Le débat juridique intense de ces derniers jours, indique parfaitement une dépendance certaine du droit vis-à-vis de la chose publique. La meilleure preuve en est fournie par l’inflorescence d’un droit de chacun à l’accès à l’eau potable (article 64), à la santé (article 65, alinéa 1), à la protection sociale (article 69, alinéa 4), au travail (article 69), à la culture (article 80, alinéa 2), à l’éducation et à l’instruction (article 68, alinéa 1), à l’éducation physique, aux sports et aux loisirs (article 65, alinéa 5), à l’environnement (article 67), et même au logement (article 66) qui rejoint courageusement la liste des droits constitutionnalisés promis aux citoyens par la sphère rentière. C’est ce qui a concouru pendant de longues années à la dilution du droit dans la superstructure des marges pétrolières de la liquidité financière, à la remorque des exigences d’une politique de l’immédiateté sociale pour un peuple que le colonialisme avait dépouillé de tout. C’est ce même assujettissement du droit au politique qui a permis de semer les germes dès novembre 1954, en stimulations d’une embryogenèse du développement des personnalités combattantes, militantes puis citoyennes du peuple algérien, en impulsions fécondes d’attitudes anthropologiques populaires donnant naissance aux séparations inéluctable des instances exécutives, judiciaires puis législatives de l’Etat depuis 1962.

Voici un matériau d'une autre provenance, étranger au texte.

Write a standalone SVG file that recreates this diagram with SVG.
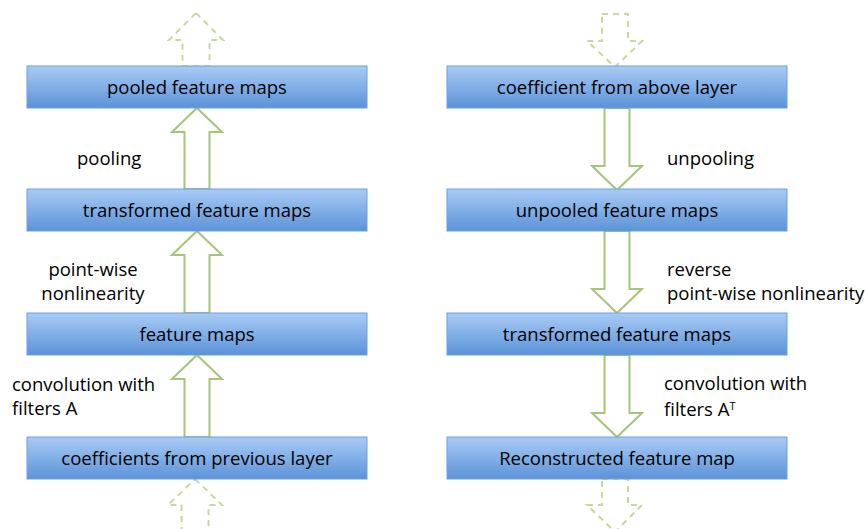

Aussi, on ne peut que reconnaître, pour avoir expérimenté collectivement la domination de la politique sociale de l’Etat sur le droit, la grande difficulté à séparer radicalement, la politique du droit, au risque de perdre les bénéfices matériels du premier pour ne se contenter que des nourritures juridiques du second. La souveraineté exclusive du juridique sur le politique promue par les tenants du fédéralisme en coordination de leurs alliances néo-rentières mondialisées, du droit sur la gouvernance, de l’administration sur le cœur battant de la souveraineté étatique et de ses stratégies vitales, apparait immédiatement pour ce qu’elle est : une prétention idéologique vaine qui ne peut triompher seule car elle ne précède pas le politique mais en procède.

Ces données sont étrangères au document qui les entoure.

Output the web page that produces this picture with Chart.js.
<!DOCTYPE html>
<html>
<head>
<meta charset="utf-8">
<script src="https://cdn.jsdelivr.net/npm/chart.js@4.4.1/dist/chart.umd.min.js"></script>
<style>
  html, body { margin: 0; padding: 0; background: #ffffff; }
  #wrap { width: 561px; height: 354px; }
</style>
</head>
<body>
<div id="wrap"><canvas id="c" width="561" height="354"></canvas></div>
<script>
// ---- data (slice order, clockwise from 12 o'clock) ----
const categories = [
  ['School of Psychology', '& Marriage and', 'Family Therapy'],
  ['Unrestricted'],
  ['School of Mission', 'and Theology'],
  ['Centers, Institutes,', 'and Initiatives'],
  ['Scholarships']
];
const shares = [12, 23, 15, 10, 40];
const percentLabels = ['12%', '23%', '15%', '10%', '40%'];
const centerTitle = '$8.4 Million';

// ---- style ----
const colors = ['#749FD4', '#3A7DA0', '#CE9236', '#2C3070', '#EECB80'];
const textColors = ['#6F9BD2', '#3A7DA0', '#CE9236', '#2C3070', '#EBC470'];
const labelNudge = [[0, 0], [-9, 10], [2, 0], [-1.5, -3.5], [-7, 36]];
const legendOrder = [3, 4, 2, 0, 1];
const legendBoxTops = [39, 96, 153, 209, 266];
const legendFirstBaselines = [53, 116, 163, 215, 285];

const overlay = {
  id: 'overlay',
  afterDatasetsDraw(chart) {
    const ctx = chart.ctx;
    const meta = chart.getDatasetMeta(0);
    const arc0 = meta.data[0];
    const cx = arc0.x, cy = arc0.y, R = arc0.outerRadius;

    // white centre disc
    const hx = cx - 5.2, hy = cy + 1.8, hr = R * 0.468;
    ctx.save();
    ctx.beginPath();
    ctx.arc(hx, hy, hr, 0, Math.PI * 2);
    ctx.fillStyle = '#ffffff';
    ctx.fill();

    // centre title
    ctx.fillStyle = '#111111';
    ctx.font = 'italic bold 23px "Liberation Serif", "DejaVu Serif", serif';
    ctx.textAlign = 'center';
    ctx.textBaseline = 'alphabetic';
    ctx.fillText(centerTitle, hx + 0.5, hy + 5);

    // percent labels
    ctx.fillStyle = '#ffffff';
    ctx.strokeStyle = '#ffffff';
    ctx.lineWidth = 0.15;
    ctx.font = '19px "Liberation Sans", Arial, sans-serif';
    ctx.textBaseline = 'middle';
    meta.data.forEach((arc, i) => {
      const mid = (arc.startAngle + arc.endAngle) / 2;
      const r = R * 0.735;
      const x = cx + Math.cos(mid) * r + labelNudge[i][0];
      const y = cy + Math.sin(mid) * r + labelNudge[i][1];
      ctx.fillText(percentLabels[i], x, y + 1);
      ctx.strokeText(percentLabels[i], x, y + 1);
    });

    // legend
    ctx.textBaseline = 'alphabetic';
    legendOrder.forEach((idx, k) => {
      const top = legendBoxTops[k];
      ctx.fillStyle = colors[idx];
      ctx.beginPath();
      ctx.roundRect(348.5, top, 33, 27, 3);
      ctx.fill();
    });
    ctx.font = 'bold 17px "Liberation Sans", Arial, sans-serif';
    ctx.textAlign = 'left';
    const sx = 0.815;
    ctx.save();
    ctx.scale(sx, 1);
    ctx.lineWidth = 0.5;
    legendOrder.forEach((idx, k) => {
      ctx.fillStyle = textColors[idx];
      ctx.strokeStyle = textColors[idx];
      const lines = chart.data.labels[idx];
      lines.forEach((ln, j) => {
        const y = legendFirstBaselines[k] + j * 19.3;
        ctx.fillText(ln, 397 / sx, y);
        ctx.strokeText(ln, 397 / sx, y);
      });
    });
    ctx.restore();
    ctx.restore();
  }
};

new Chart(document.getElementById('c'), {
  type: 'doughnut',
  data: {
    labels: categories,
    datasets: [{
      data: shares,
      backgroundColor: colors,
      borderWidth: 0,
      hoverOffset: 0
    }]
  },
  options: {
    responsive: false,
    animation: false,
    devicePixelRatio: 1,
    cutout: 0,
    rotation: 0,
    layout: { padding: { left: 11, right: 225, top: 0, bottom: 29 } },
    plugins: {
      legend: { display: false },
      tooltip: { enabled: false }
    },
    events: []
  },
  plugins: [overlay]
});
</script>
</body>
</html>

Cela est d’autant plus vrai lorsque la force motrice de l’instance politique, en logiques de diffusions guerrières dans le mouvement national, proclame pour des raisons de contraintes historiques, à partir d’une posture de légitime défense, l’engagement des Etats barbaresques dans la lutte en résistance pour la civilisation islamique andalouse contre Charles Quint, la sauvegarde de la foi en Djihad pour l’Emir Abdelkader, la survie en urgence de la Nation pour les révolutionnaires du 1er Novembre 1954, la protection morale en vigilance populaire pour l’Etat en voie d’effondrement pour le «Hirak béni» du 22 février 2019. De même, c’est parce que l’Islam et la Nation précèdent l’Etat et n’en procèdent pas que le peuple algérien possède une compréhension particulière de la liberté sur laquelle nous reviendrons dans le prochain article intitulé, «Réflexions constituantes : de nos libertés collectives et individuelles».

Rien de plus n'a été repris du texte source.